- IATA: none; ICAO: none;

Summary
- Airport type: Closed
- Serves: Radlett, Hertfordshire
- Location: Hertfordshire
- Built: 1929
- In use: 1929–1970
- Elevation AMSL: 230 ft / 70 m
- Coordinates: 51°43′N 0°20′W﻿ / ﻿51.71°N 0.33°W

Map
- Radlett Aerodrome Location in Hertfordshire

Runways
| Direction | Length |  | Surface |
| ft | m |
| 03/21 | 2,106 | 642 |  |

= Radlett Aerodrome =

Radlett Aerodrome was an airfield and Handley Page aircraft manufacturing plant in Hertfordshire, now owned by Eon Productions. Part of the airfield is now the M25 between junctions 21 (A405) and 22 (A1081).

==History==

In the 2010s plans for the future use of the site's land were the subject of lengthy dispute but in 2020 it was agreed that it would be redeveloped as a rail freight terminal.

On 20 February 2024, the £34m sale of the remaining portion of the former Radlett Aerodrome to rail freight company Segro, which has faced opposition from campaigners, will undergo judicial review in the High Court to determine its lawfulness.

==Airshows==
Radlett Aerodrome hosted a number of significant post-war airshows.
- 10 February 1946; a display was given in order to show the main types of British civil and military aircraft to the delegates to U.N.O. (United Nations)
- 12-13 September 1946; the first post-war Society of British Aerospace Companies (S.B.A.C.) show is held at Radlett in Hertfordshire.
- 9-12 September 1947; the Society of British Aerospace Companies show is extended to four days, with three days of flying displays.
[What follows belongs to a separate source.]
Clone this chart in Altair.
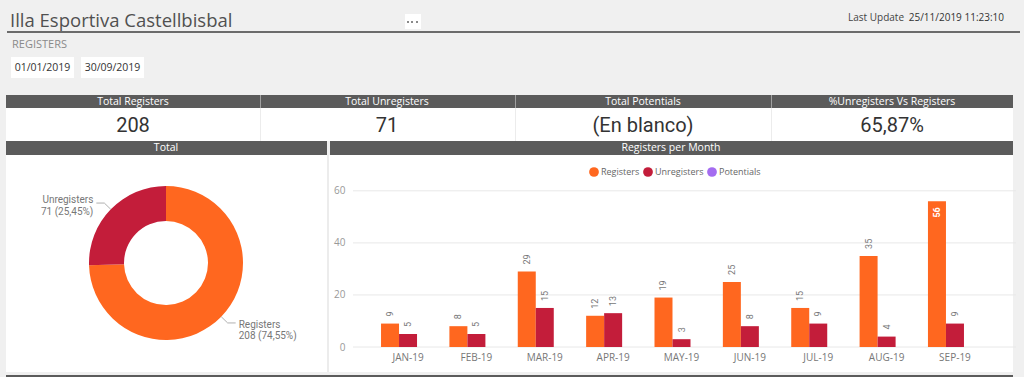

This is the last S.B.A.C. show at Radlett before it is moved to Farnborough.
- 14 September 1947; Royal Aeronautical Society Garden Party

==Structure==
The Handley Page works were situated on the east of the former A5, then a main road into London from the Midlands. The site is between the A5 road, to the west, and the Midland Main Line, to the east. The M25 motorway crosses the entire former site from east to west.

==Accidents==
On 25 March 1937, whilst ferrying pilots to the Handley Page factory at Radlett aerodrome, to collect new Harrow bomber aircraft, Handley Page H.P.54 Harrow K6940 clipped an express train travelling at 60 mph, ripping the roof off the kitchen car. Fortunately there were no fatalities either on board the Harrow, or the train, but the aircraft crash-landed and was written off.